== Data lines ==
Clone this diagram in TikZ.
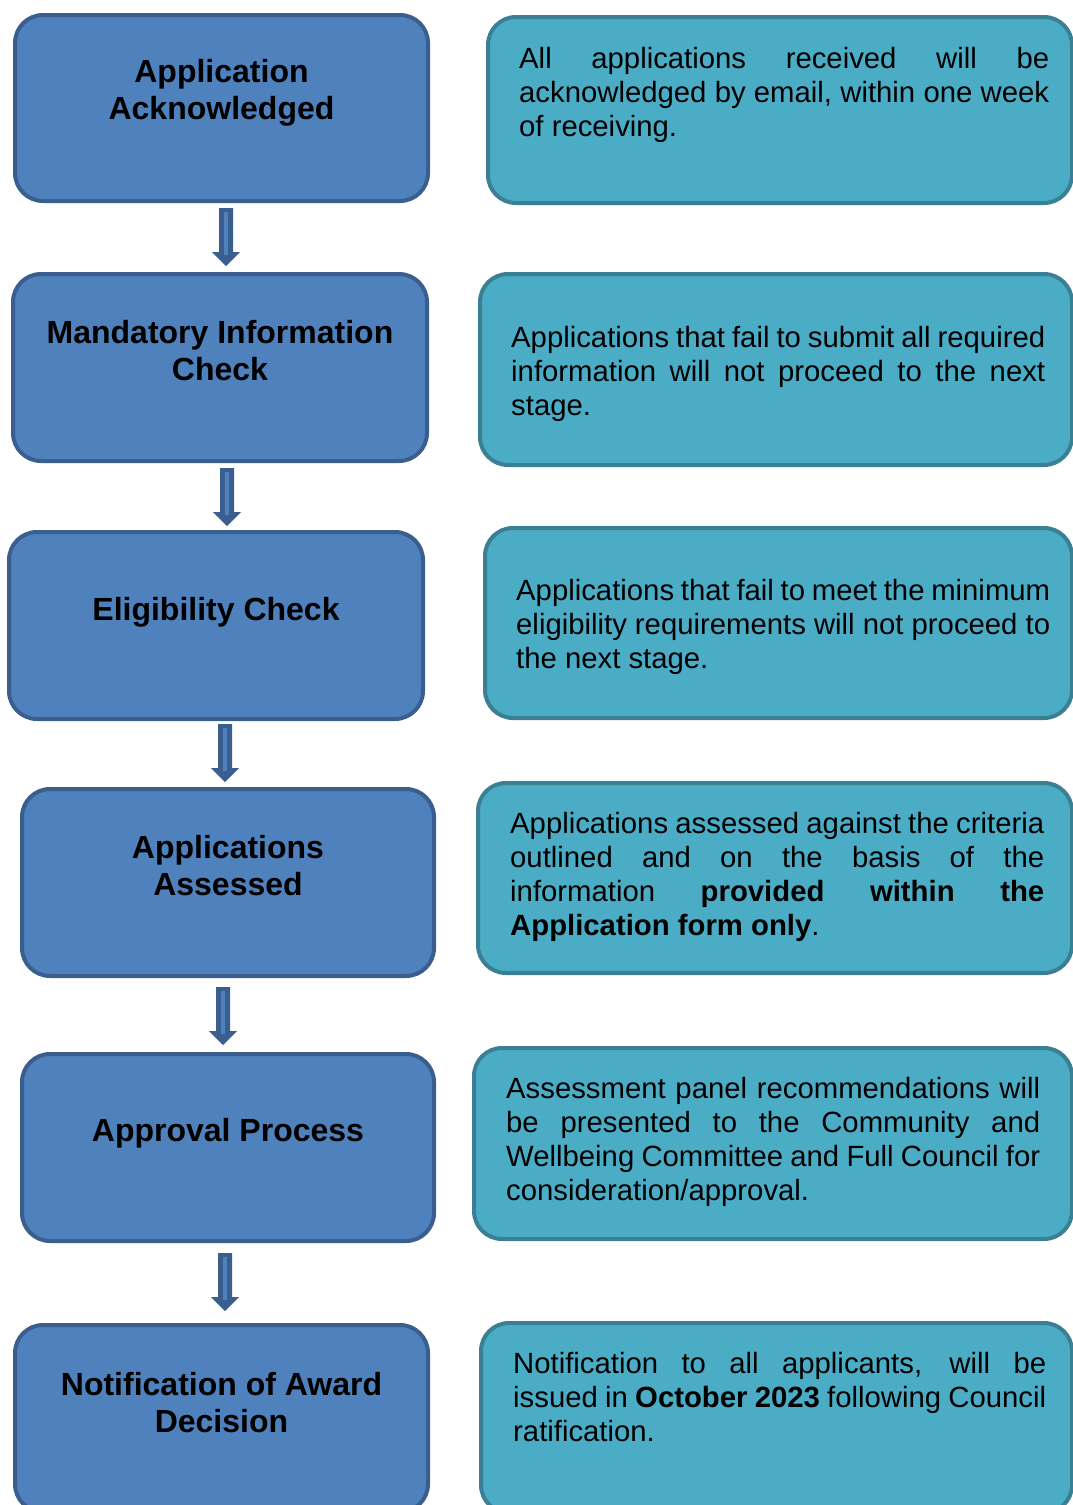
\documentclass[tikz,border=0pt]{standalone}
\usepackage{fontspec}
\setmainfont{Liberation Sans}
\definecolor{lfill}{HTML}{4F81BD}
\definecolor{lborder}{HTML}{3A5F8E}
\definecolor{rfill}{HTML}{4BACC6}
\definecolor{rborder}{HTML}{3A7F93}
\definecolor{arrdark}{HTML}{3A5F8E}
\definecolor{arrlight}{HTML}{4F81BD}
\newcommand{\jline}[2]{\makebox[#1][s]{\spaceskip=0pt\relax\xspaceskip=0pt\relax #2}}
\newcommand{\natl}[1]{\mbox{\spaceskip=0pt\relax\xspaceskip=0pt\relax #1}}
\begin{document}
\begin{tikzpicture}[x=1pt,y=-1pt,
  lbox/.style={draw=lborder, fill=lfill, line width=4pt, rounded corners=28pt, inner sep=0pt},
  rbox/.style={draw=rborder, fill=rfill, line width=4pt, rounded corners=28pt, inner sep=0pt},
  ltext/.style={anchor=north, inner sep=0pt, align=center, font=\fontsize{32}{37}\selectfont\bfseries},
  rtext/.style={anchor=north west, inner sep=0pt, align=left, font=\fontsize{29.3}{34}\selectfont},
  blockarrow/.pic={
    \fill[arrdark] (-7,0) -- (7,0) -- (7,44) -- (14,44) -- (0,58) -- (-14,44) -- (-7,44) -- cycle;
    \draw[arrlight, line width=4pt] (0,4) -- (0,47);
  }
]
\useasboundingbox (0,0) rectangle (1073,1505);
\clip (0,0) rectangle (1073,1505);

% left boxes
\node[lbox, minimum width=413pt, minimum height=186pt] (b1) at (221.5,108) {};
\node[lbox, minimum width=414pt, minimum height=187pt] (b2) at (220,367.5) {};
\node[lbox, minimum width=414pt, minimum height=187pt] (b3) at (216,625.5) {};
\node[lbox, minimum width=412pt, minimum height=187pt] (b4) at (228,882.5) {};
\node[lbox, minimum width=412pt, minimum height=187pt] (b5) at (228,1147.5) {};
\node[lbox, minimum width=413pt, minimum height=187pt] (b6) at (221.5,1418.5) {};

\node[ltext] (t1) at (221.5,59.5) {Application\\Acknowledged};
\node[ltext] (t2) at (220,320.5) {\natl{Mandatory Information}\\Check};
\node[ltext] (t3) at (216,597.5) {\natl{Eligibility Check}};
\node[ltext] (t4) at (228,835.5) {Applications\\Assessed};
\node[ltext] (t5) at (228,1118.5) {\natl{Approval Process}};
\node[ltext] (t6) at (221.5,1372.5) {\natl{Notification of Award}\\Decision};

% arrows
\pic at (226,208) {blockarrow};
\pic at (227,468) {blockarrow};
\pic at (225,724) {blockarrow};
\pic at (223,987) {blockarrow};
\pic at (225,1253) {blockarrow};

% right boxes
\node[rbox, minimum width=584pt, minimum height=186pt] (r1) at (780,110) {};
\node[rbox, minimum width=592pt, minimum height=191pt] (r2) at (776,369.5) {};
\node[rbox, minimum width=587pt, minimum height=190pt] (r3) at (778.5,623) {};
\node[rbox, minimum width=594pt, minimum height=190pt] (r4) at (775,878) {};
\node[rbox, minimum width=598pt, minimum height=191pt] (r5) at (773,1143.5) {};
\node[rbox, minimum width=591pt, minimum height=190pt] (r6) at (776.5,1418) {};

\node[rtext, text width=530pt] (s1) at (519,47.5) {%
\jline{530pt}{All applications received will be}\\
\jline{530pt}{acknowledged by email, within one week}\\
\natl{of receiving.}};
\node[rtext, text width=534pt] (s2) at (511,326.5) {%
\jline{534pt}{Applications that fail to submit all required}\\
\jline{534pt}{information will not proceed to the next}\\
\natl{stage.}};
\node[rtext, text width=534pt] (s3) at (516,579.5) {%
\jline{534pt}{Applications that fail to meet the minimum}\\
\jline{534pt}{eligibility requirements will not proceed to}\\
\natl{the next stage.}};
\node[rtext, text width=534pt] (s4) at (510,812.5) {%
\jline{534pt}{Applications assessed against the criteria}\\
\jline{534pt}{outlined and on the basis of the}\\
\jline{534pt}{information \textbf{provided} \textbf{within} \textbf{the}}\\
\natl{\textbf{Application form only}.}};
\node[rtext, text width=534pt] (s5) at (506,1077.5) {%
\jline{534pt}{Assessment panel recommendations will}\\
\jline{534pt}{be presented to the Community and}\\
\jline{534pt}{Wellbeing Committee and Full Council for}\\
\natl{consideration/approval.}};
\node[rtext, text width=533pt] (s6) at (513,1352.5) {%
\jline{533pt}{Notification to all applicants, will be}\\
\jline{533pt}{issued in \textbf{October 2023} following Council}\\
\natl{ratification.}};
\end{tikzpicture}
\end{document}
===
#### [Problem description]
Quote each line of the listing exactly, but leave the pictures out.

#### [Finished exercise]
Clone this diagram in TikZ.
\documentclass[tikz,border=0pt]{standalone}
\usepackage{fontspec}
\setmainfont{Liberation Sans}
\definecolor{lfill}{HTML}{4F81BD}
\definecolor{lborder}{HTML}{3A5F8E}
\definecolor{rfill}{HTML}{4BACC6}
\definecolor{rborder}{HTML}{3A7F93}
\definecolor{arrdark}{HTML}{3A5F8E}
\definecolor{arrlight}{HTML}{4F81BD}
\newcommand{\jline}[2]{\makebox[#1][s]{\spaceskip=0pt\relax\xspaceskip=0pt\relax #2}}
\newcommand{\natl}[1]{\mbox{\spaceskip=0pt\relax\xspaceskip=0pt\relax #1}}
\begin{document}
\begin{tikzpicture}[x=1pt,y=-1pt,
  lbox/.style={draw=lborder, fill=lfill, line width=4pt, rounded corners=28pt, inner sep=0pt},
  rbox/.style={draw=rborder, fill=rfill, line width=4pt, rounded corners=28pt, inner sep=0pt},
  ltext/.style={anchor=north, inner sep=0pt, align=center, font=\fontsize{32}{37}\selectfont\bfseries},
  rtext/.style={anchor=north west, inner sep=0pt, align=left, font=\fontsize{29.3}{34}\selectfont},
  blockarrow/.pic={
    \fill[arrdark] (-7,0) -- (7,0) -- (7,44) -- (14,44) -- (0,58) -- (-14,44) -- (-7,44) -- cycle;
    \draw[arrlight, line width=4pt] (0,4) -- (0,47);
  }
]
\useasboundingbox (0,0) rectangle (1073,1505);
\clip (0,0) rectangle (1073,1505);

% left boxes
\node[lbox, minimum width=413pt, minimum height=186pt] (b1) at (221.5,108) {};
\node[lbox, minimum width=414pt, minimum height=187pt] (b2) at (220,367.5) {};
\node[lbox, minimum width=414pt, minimum height=187pt] (b3) at (216,625.5) {};
\node[lbox, minimum width=412pt, minimum height=187pt] (b4) at (228,882.5) {};
\node[lbox, minimum width=412pt, minimum height=187pt] (b5) at (228,1147.5) {};
\node[lbox, minimum width=413pt, minimum height=187pt] (b6) at (221.5,1418.5) {};

\node[ltext] (t1) at (221.5,59.5) {Application\\Acknowledged};
\node[ltext] (t2) at (220,320.5) {\natl{Mandatory Information}\\Check};
\node[ltext] (t3) at (216,597.5) {\natl{Eligibility Check}};
\node[ltext] (t4) at (228,835.5) {Applications\\Assessed};
\node[ltext] (t5) at (228,1118.5) {\natl{Approval Process}};
\node[ltext] (t6) at (221.5,1372.5) {\natl{Notification of Award}\\Decision};

% arrows
\pic at (226,208) {blockarrow};
\pic at (227,468) {blockarrow};
\pic at (225,724) {blockarrow};
\pic at (223,987) {blockarrow};
\pic at (225,1253) {blockarrow};

% right boxes
\node[rbox, minimum width=584pt, minimum height=186pt] (r1) at (780,110) {};
\node[rbox, minimum width=592pt, minimum height=191pt] (r2) at (776,369.5) {};
\node[rbox, minimum width=587pt, minimum height=190pt] (r3) at (778.5,623) {};
\node[rbox, minimum width=594pt, minimum height=190pt] (r4) at (775,878) {};
\node[rbox, minimum width=598pt, minimum height=191pt] (r5) at (773,1143.5) {};
\node[rbox, minimum width=591pt, minimum height=190pt] (r6) at (776.5,1418) {};

\node[rtext, text width=530pt] (s1) at (519,47.5) {%
\jline{530pt}{All applications received will be}\\
\jline{530pt}{acknowledged by email, within one week}\\
\natl{of receiving.}};
\node[rtext, text width=534pt] (s2) at (511,326.5) {%
\jline{534pt}{Applications that fail to submit all required}\\
\jline{534pt}{information will not proceed to the next}\\
\natl{stage.}};
\node[rtext, text width=534pt] (s3) at (516,579.5) {%
\jline{534pt}{Applications that fail to meet the minimum}\\
\jline{534pt}{eligibility requirements will not proceed to}\\
\natl{the next stage.}};
\node[rtext, text width=534pt] (s4) at (510,812.5) {%
\jline{534pt}{Applications assessed against the criteria}\\
\jline{534pt}{outlined and on the basis of the}\\
\jline{534pt}{information \textbf{provided} \textbf{within} \textbf{the}}\\
\natl{\textbf{Application form only}.}};
\node[rtext, text width=534pt] (s5) at (506,1077.5) {%
\jline{534pt}{Assessment panel recommendations will}\\
\jline{534pt}{be presented to the Community and}\\
\jline{534pt}{Wellbeing Committee and Full Council for}\\
\natl{consideration/approval.}};
\node[rtext, text width=533pt] (s6) at (513,1352.5) {%
\jline{533pt}{Notification to all applicants, will be}\\
\jline{533pt}{issued in \textbf{October 2023} following Council}\\
\natl{ratification.}};
\end{tikzpicture}
\end{document}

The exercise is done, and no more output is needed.